La differenza dipende non tanto dal grado di convinzione religiosa dei discenti, quanto dal loro interesse per gli aspetti culturali di questa materia. Il campione assoluto di laicità è l’Ipsia Olivetti di Ivrea (To), con 86 non avvalentisi su 95. Tra i licei si colloca in vetta l’Agnoletti di Sesto Fiorentino, con l’80,41%, fra gli istituti tecnici il Sassetti-Peruzzi di Firenze con l'85,66%, tra le primarie la Leonardo da Vinci di Ancona (83,50%), tra le medie inferiori la Rodari di Torre Pellice (To) con l'84,7%, tra le scuole dell'infanzia la Idria di Comiso (Ragusa) con l'87,50%. Nella fascia dell'obbligo le scelte dei genitori sono suggerite soprattutto da una domanda educativa. Perciò l'esclusione dell'insegnamento religioso cala al 14,67% nella secondaria di primo grado, all'11,74% nella primaria e all'11,3% nella scuola dell’infanzia.

«I numeri – osserva Loris Tissino, che ha elaborato i dati per conto dell'Uaar – sarebbero ancora più alti se avessimo utilizzato i dati ministeriali così come forniti, ma abbiamo prudenzialmente escluso circa il 6% delle scuole perché mostravano fluttuazioni anomale nelle percentuali di non avvalentisi da un anno all’altro». Le percentuali, invece, si abbasserebbero se venissero prese in considerazione le scuole private, paritarie e non, che sono perlopiù gestite da parrocchie o ordini religiosi.

«Le cifre – commenta Roberto Grendene, segretario dell'Uaar – mostrano una richiesta sempre crescente di scuola laica.
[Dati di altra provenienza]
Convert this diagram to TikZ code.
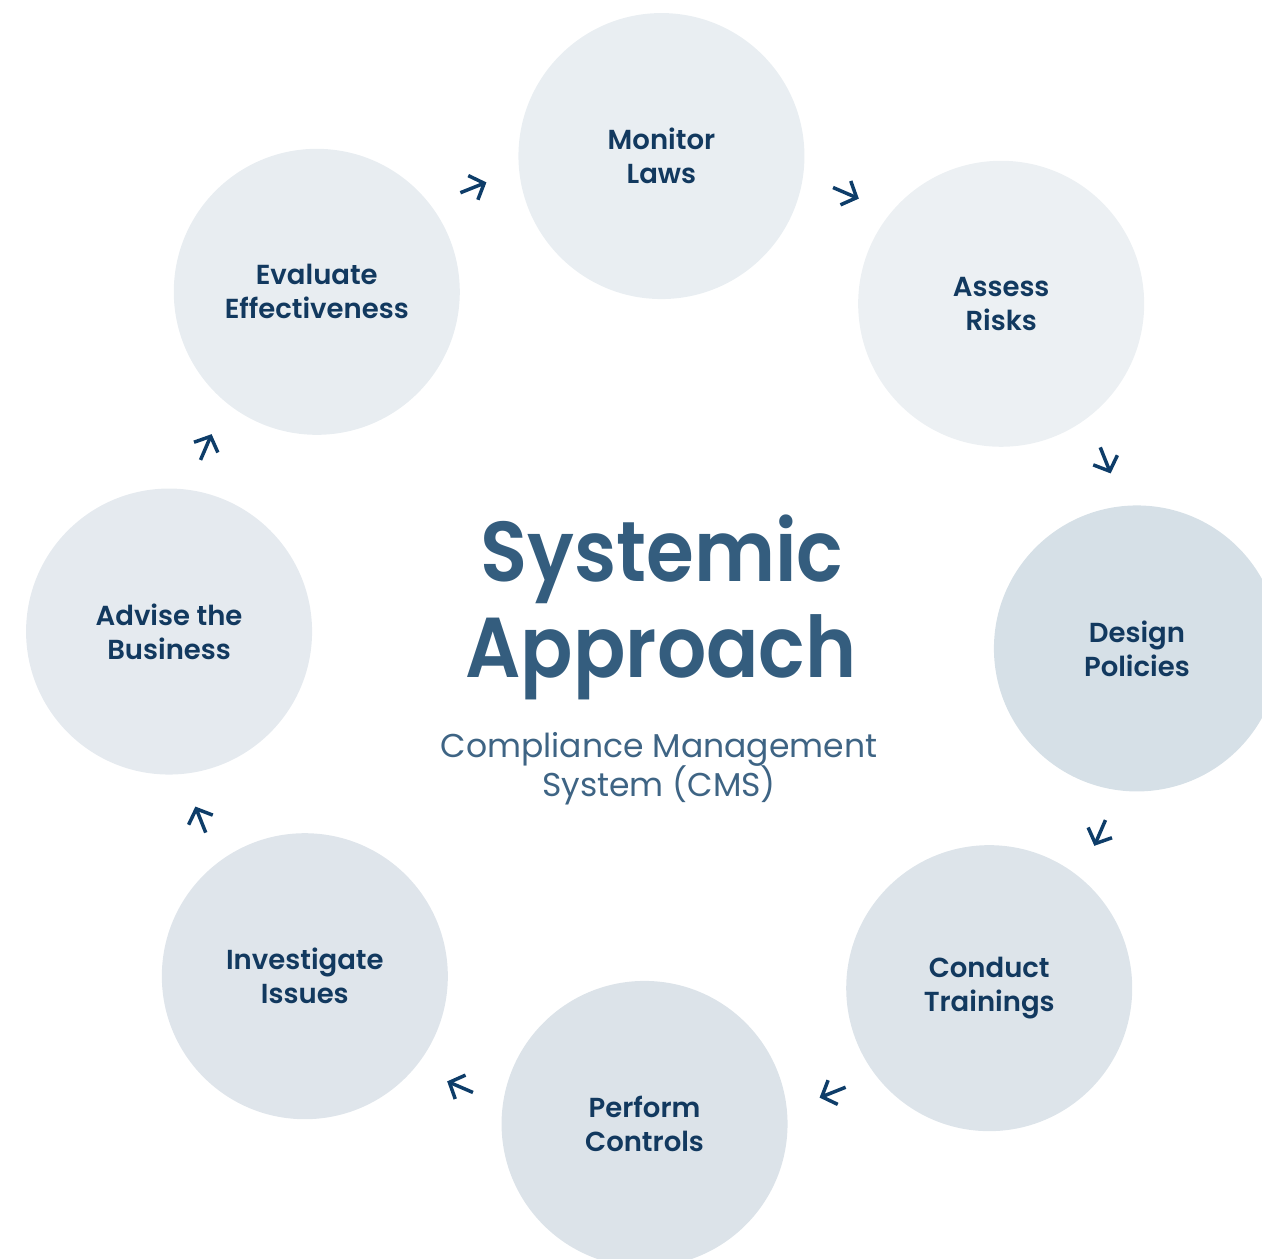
\documentclass[tikz,border=0pt]{standalone}
\usepackage{fontspec}
\setmainfont{Poppins}
\newfontfamily\labelfont{Poppins SemiBold}
\newfontfamily\titlefont[FakeStretch=0.91]{Poppins SemiBold}
\usetikzlibrary{arrows.meta,calc}

\definecolor{navy}{HTML}{12395F}
\definecolor{arrownavy}{HTML}{0E3D69}
\definecolor{titleblue}{HTML}{345D7E}
\definecolor{subblue}{HTML}{3E6484}
\definecolor{fillA}{HTML}{E9EEF2}
\definecolor{fillB}{HTML}{ECF0F3}
\definecolor{fillC}{HTML}{D6E0E7}
\definecolor{fillD}{HTML}{DDE4EA}
\definecolor{fillE}{HTML}{DCE3E9}
\definecolor{fillF}{HTML}{DFE5EB}
\definecolor{fillG}{HTML}{E5EAEF}
\definecolor{fillH}{HTML}{E8EDF1}

\begin{document}
\begin{tikzpicture}[x=1pt,y=1pt,
    stage/.style={circle,minimum size=286pt,inner sep=0pt,text=navy,align=center,
      font=\labelfont\fontsize{27.5}{34}\selectfont},
    cyclearrow/.style={draw=arrownavy,line width=3.5pt,
      -{Straight Barb[length=12pt,width=26pt]}}]
  \useasboundingbox (0,0) rectangle (1262,1259);
  \coordinate (hub) at (653,619);
  % the eight stages round the hub
  \foreach \k/\name/\txt/\col in {0/monitor/{Monitor\\Laws}/fillA,
      1/assess/{Assess\\Risks}/fillB,
      2/design/{Design\\Policies}/fillC,
      3/conduct/{Conduct\\Trainings}/fillD,
      4/perform/{Perform\\Controls}/fillE,
      5/investigate/{Investigate\\Issues}/fillF,
      6/advise/{Advise the\\Business}/fillG,
      7/evaluate/{Evaluate\\Effectiveness}/fillH}
    \node[stage,fill=\col] (\name) at ($(hub)+({89-45*\k}:484)$) {\txt};
  % small arrows in the gaps, clockwise
  \foreach \k in {0,...,7}{
    \coordinate (tail\k) at ($(hub)+({113.3-45*\k}:487)$);
    \coordinate (tip\k) at ($(hub)+({110-45*\k}:487)$);
    \draw[cyclearrow] (tail\k) -- (tip\k);
  }
  % title in the middle
  \node[anchor=base,text=titleblue,font=\titlefont\fontsize{85}{96}\selectfont] (sys) at (662,677) {Systemic};
  \node[anchor=base,text=titleblue,font=\titlefont\fontsize{85}{96}\selectfont] (app) at (661,581) {Approach};
  \node[anchor=base,text=subblue,font=\fontsize{33}{40}\selectfont] (cms1) at (659,501) {Compliance Management};
  \node[anchor=base,text=subblue,font=\fontsize{33}{40}\selectfont] (cms2) at (659,462) {System (CMS)};
\end{tikzpicture}
\end{document}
Una buona novella con cui iniziare questo 2024». Il messaggio è rivolto specificamente alle famiglie tenute, fra il 18 gennaio e il 10 febbraio, ad iscrivere i figli per il prossimo anno scolastico 2024-2025. La scuola può essere scelta anche in base al fatto che per la prima volta sono disponibili le cifre dei non avvalentisi relative ai singoli istituti.

«Pensiamo – sottolinea Grendene – che ciò possa essere utile ai genitori, i quali spesso nutrono il timore che i propri figli siano gli unici a non avvalersi, rischiando dunque di ritrovarsi soli». L'insegnamento della religione cattolica nelle scuole statali fu abolito dal 1870, quando venne presa Roma, con l'eccezione che fosse specificamente richiesto dai comuni e addossato a loro carico. Le cose cambiarono con il fascismo al potere. Tale disciplina fu reintrodotta in una veste confessionale nel 1923, durante il primo governo di Benito Mussolini, con la riforma della scuola architettata da Giovanni Gentile. Allora se ne prescrisse l'obbligatorietà alle elementari, ma se ne garantì l'esonero a chi professava altre fedi, sostanzialmente agli ebrei. Il Concordato del 1929 estese l'obbligo alle scuole medie e superiori, formalizzando l’insegnamento della religione come «fondamento e coronamento di tutta l’istruzione pubblica».